## Dataset section
------------------------------------
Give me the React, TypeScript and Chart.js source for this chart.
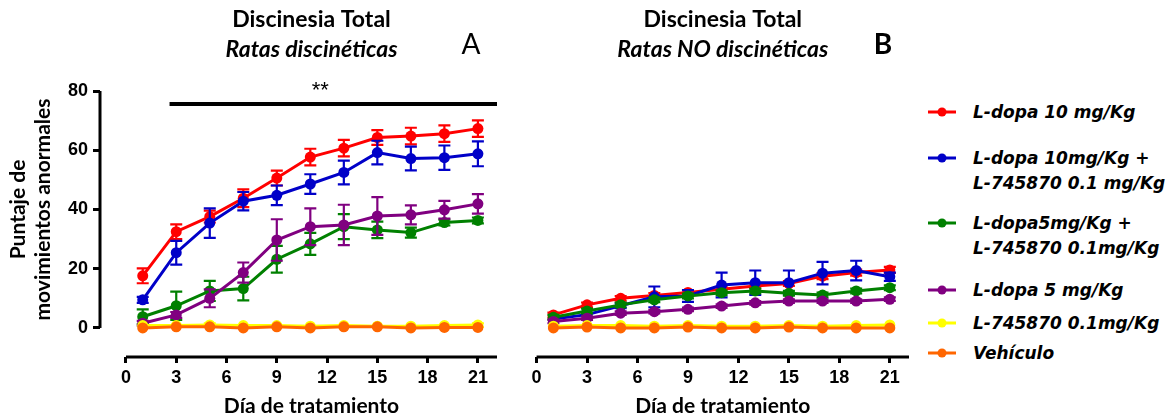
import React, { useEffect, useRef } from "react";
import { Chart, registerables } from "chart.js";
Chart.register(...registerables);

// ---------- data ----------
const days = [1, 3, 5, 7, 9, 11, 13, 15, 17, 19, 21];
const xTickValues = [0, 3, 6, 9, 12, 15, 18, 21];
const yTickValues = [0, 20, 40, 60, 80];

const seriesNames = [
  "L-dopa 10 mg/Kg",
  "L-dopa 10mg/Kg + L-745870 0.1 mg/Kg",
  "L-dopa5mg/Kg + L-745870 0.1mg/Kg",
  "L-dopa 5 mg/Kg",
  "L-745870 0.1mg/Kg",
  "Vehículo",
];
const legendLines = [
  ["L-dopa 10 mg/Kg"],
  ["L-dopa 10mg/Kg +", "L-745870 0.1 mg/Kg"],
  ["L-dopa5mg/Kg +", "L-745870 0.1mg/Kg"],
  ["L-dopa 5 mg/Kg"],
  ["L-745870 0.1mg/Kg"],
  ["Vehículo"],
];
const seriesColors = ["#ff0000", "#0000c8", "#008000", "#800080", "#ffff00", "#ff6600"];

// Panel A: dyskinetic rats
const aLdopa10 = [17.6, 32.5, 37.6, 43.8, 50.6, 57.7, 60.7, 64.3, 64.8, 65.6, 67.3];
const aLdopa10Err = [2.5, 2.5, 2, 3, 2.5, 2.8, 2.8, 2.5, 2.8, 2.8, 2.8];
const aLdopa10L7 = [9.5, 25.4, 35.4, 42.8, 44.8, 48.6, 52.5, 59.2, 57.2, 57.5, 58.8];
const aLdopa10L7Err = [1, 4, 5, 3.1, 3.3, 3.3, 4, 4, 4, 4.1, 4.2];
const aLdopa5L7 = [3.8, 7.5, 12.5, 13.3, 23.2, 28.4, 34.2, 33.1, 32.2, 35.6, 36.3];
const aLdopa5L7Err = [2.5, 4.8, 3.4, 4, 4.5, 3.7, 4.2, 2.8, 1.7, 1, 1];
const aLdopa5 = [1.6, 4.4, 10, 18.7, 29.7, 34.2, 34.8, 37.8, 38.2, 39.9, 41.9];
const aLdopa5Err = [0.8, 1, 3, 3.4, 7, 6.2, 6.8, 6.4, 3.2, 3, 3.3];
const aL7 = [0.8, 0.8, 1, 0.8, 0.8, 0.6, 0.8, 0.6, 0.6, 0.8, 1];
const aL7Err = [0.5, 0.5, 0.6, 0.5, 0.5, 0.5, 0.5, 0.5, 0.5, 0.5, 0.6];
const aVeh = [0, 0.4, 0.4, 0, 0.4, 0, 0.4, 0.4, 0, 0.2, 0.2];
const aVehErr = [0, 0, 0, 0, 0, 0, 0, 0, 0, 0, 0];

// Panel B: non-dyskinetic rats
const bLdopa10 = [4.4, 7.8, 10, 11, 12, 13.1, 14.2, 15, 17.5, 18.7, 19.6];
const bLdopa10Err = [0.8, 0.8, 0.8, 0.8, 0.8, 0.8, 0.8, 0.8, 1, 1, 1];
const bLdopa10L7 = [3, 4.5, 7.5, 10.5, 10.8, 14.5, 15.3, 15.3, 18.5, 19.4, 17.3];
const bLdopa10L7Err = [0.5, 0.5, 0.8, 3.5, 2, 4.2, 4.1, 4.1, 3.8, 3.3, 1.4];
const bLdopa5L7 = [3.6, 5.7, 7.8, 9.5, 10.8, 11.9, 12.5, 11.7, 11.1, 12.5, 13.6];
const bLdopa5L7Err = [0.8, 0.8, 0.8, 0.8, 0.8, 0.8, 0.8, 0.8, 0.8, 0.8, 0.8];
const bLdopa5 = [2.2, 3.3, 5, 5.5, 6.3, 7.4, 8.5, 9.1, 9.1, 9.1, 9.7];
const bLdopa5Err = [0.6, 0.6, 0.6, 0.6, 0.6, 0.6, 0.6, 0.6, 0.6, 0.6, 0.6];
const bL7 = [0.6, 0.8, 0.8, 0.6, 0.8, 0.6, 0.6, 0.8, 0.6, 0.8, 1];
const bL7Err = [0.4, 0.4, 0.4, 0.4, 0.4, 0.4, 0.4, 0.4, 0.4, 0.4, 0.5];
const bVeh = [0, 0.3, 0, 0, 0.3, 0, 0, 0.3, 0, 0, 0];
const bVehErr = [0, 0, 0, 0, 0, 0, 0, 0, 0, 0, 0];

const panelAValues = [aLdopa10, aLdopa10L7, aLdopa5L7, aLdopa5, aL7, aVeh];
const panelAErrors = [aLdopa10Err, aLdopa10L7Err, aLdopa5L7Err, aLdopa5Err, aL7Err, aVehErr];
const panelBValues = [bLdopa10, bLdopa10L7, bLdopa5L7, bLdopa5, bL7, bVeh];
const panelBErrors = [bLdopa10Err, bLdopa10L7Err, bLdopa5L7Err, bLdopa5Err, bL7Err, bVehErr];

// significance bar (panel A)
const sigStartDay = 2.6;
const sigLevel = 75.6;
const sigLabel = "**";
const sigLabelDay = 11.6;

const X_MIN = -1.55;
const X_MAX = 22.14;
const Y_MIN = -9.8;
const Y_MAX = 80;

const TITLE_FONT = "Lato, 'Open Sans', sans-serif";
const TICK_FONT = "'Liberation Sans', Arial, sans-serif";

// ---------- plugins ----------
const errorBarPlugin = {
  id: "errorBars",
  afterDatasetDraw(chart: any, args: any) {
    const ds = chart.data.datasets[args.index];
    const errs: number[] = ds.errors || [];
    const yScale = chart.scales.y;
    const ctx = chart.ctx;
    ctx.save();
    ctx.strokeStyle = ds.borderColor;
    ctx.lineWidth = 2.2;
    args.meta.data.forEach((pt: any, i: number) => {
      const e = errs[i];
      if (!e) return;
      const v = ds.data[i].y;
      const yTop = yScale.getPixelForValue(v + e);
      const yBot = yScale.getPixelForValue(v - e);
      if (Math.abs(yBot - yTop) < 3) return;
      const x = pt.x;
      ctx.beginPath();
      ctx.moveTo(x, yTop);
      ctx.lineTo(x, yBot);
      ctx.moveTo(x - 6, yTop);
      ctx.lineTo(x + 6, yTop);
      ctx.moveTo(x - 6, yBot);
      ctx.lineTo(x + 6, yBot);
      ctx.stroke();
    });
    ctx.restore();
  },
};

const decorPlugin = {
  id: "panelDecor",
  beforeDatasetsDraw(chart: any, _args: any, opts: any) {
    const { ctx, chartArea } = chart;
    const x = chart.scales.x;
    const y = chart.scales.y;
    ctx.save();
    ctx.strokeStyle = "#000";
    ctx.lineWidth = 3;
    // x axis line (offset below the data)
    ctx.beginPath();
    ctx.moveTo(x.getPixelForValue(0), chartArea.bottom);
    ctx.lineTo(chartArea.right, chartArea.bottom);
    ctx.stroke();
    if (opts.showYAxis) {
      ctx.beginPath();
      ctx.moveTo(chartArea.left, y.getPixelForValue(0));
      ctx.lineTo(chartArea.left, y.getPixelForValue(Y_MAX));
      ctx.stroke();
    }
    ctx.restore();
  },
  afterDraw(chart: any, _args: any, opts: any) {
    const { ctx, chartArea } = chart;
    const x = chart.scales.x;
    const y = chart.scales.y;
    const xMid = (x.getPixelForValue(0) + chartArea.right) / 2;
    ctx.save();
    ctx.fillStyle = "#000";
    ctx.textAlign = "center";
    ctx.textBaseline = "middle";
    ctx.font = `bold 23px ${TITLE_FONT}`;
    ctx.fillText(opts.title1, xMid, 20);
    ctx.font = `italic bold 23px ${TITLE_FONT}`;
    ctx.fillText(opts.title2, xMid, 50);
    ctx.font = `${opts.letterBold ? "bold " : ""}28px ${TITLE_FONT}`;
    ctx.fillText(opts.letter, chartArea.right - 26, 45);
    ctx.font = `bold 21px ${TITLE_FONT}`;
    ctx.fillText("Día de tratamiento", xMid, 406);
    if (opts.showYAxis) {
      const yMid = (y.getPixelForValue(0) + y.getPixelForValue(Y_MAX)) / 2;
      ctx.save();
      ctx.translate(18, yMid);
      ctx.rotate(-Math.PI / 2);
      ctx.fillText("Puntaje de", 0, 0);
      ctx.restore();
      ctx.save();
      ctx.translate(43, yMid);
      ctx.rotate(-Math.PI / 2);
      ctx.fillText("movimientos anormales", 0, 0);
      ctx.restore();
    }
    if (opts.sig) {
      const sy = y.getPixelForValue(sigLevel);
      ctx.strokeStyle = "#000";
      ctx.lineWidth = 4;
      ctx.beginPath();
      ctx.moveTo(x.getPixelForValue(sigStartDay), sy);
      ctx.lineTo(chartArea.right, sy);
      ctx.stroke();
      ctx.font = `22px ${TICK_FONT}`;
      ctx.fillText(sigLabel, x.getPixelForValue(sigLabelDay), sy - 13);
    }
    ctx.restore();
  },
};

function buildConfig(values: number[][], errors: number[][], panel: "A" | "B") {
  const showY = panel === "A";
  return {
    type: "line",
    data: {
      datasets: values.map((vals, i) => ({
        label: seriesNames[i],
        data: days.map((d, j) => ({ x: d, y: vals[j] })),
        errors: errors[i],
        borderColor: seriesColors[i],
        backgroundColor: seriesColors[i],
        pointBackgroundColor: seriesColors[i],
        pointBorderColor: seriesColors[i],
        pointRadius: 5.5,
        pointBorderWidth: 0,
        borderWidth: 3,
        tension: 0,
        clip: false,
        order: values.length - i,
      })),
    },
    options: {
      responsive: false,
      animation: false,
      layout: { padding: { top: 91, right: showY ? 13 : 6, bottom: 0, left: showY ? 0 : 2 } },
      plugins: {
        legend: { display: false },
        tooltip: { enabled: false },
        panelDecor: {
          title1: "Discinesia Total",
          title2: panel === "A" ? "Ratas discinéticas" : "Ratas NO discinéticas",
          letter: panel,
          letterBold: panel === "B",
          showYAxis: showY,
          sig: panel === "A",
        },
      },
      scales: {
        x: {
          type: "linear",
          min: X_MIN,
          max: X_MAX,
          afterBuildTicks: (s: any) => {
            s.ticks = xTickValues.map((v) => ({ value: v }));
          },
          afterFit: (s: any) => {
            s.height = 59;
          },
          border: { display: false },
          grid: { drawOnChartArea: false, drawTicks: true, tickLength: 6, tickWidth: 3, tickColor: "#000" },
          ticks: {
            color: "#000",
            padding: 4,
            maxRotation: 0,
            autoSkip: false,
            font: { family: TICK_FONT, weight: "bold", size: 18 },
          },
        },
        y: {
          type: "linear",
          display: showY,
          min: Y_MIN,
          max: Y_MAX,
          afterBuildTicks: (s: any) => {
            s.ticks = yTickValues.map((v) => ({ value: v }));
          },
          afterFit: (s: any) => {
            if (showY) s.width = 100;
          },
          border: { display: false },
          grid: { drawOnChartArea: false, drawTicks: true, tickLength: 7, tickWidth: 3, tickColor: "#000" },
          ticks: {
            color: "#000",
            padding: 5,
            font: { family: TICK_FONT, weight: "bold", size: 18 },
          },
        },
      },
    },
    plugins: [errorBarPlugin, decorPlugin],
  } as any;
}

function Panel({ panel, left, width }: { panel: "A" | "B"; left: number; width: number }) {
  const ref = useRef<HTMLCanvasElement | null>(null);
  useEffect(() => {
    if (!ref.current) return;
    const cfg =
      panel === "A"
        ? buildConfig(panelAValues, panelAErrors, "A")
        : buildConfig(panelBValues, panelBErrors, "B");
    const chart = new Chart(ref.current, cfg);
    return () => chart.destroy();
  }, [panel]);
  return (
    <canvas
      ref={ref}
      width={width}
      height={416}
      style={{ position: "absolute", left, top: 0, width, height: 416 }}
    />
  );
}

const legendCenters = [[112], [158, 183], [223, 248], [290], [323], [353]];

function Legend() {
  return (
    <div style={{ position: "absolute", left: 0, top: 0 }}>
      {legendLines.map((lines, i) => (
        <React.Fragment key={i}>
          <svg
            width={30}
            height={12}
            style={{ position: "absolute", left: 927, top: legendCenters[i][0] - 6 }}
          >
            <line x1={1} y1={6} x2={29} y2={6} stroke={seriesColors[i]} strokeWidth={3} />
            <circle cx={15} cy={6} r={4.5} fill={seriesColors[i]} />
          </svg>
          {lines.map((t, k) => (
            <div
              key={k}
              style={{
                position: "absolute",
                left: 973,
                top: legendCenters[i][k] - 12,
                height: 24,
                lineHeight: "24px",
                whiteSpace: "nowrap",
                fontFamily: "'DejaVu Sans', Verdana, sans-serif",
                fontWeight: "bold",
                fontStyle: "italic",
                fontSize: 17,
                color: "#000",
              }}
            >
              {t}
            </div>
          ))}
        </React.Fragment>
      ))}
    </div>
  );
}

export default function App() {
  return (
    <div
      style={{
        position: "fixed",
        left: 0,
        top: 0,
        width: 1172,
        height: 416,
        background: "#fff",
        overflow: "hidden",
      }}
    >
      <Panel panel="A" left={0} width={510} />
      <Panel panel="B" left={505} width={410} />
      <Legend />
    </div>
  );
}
------------------------------------
## Brief
From the first line of the listing above, repeat every line through the one holding "const yTickValues = [0, 20, 40, 60, 80];". Both ends count, and pictures stay out.

## Expected answer
Give me the React, TypeScript and Chart.js source for this chart.
import React, { useEffect, useRef } from "react";
import { Chart, registerables } from "chart.js";
Chart.register(...registerables);

// ---------- data ----------
const days = [1, 3, 5, 7, 9, 11, 13, 15, 17, 19, 21];
const xTickValues = [0, 3, 6, 9, 12, 15, 18, 21];
const yTickValues = [0, 20, 40, 60, 80];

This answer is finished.